Dynamic Latent Routing
For practitioners fine-tuning language models with limited data, DLR offers a method that outperforms standard supervised fine-tuning, while prior discrete-latent baselines underperform.
The paper introduces Dynamic Latent Routing (DLR), a post-training method for language models that jointly learns discrete latent codes, routing policies, and model parameters via dynamic search. In low-data fine-tuning, DLR matches or outperforms supervised fine-tuning across four datasets and six models, achieving a mean gain of +6.6 percentage points.

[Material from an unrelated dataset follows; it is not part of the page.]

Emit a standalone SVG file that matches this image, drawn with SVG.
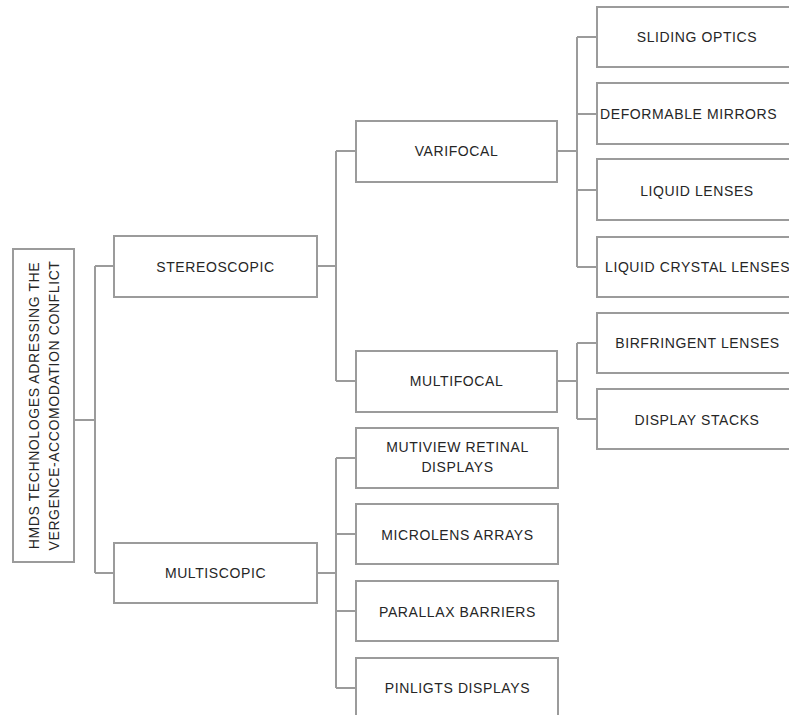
<svg xmlns="http://www.w3.org/2000/svg" width="789" height="715" viewBox="0 0 789 715">
  <style>
    rect.box { fill: #ffffff; stroke: #9b9b9b; stroke-width: 2; }
    .link { fill: none; stroke: #9b9b9b; stroke-width: 2; }
    text { font-family: "Liberation Sans", Arial, sans-serif; font-size: 14px; letter-spacing: 0.6px; fill: #262626; text-anchor: middle; }
  </style>
  <rect width="789" height="715" fill="#ffffff"/>

  <!-- tree connectors -->
  <g id="connectors">
    <!-- root to level 1 -->
    <path class="link" d="M74,420 H95 M95,266 V573 M95,266 H114 M95,573 H114"/>
    <!-- stereoscopic branch -->
    <path class="link" d="M317,266 H336 M336,151 V381 M336,151 H356 M336,381 H356"/>
    <!-- multiscopic branch -->
    <path class="link" d="M317,573 H336 M336,458 V688 M336,458 H356 M336,534 H356 M336,611 H356 M336,688 H356"/>
    <!-- varifocal branch -->
    <path class="link" d="M557,151 H577 M577,37 V267 M577,37 H597 M577,114 H597 M577,190 H597 M577,267 H597"/>
    <!-- multifocal branch -->
    <path class="link" d="M557,381 H577 M577,343 V419 M577,343 H597 M577,419 H597"/>
  </g>

  <g id="root">
    <rect class="box" x="13" y="249" width="61" height="313"/>
    <text transform="translate(38.5,405.5) rotate(-90)">HMDS TECHNOLOGES ADRESSING THE</text>
    <text transform="translate(58.5,405.5) rotate(-90)">VERGENCE-ACCOMODATION CONFLICT</text>
  </g>

  <g id="stereoscopic">
    <rect class="box" x="114" y="236" width="203" height="61"/>
    <text x="215.5" y="271.5">STEREOSCOPIC</text>
  </g>
  <g id="multiscopic">
    <rect class="box" x="114" y="543" width="203" height="60"/>
    <text x="215.5" y="578">MULTISCOPIC</text>
  </g>

  <g id="varifocal">
    <rect class="box" x="356" y="121" width="201" height="61"/>
    <text x="456.5" y="156">VARIFOCAL</text>
  </g>
  <g id="multifocal">
    <rect class="box" x="356" y="351" width="201" height="61"/>
    <text x="456.5" y="386">MULTIFOCAL</text>
  </g>

  <g id="multiview-retinal">
    <rect class="box" x="356" y="428" width="202" height="60"/>
    <text x="457.5" y="452">MUTIVIEW RETINAL</text>
    <text x="457.5" y="472">DISPLAYS</text>
  </g>
  <g id="microlens">
    <rect class="box" x="356" y="504" width="202" height="60"/>
    <text x="457.5" y="539.5">MICROLENS ARRAYS</text>
  </g>
  <g id="parallax">
    <rect class="box" x="356" y="581" width="202" height="60"/>
    <text x="457.5" y="616.5">PARALLAX BARRIERS</text>
  </g>
  <g id="pinlight">
    <rect class="box" x="356" y="658" width="202" height="60"/>
    <text x="457.5" y="693">PINLIGTS DISPLAYS</text>
  </g>

  <g id="sliding-optics">
    <rect class="box" x="597" y="7" width="201" height="60"/>
    <text x="697" y="42">SLIDING OPTICS</text>
  </g>
  <g id="deformable-mirrors">
    <rect class="box" x="597" y="83" width="201" height="61"/>
    <text x="600" y="119" style="text-anchor:start">DEFORMABLE MIRRORS</text>
  </g>
  <g id="liquid-lenses">
    <rect class="box" x="597" y="159" width="201" height="61"/>
    <text x="697" y="195.5">LIQUID LENSES</text>
  </g>
  <g id="liquid-crystal-lenses">
    <rect class="box" x="597" y="237" width="201" height="60"/>
    <text x="605" y="272" style="text-anchor:start">LIQUID CRYSTAL LENSES</text>
  </g>
  <g id="birefringent-lenses">
    <rect class="box" x="597" y="313" width="201" height="60"/>
    <text x="697.5" y="348">BIRFRINGENT LENSES</text>
  </g>
  <g id="display-stacks">
    <rect class="box" x="597" y="389" width="201" height="60"/>
    <text x="697" y="424.5">DISPLAY STACKS</text>
  </g>
</svg>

We investigate the temporal concatenation of sub-policies in Markov Decision Processes (MDP) with time-varying reward functions. We introduce General Dijkstra Search (GDS), and prove that globally optimal goal-reaching policies can be recovered through temporal composition of intermediate optimal sub-policies. Motivated by the "search, select, update" principle underlying GDS, we propose Dynamic Latent Routing (DLR), a language-model post-training method that jointly learns discrete latent codes, routing policies, and model parameters through dynamic search in a single training stage. In low-data fine-tuning settings, DLR matches or outperforms supervised fine-tuning across four datasets and six models, achieving a mean gain of +6.6 percentage points, while prior discrete-latent baselines consistently underperform SFT. Mechanistic analyses and targeted code ablations show that DLR learns structured routing behaviors with distinct causal roles.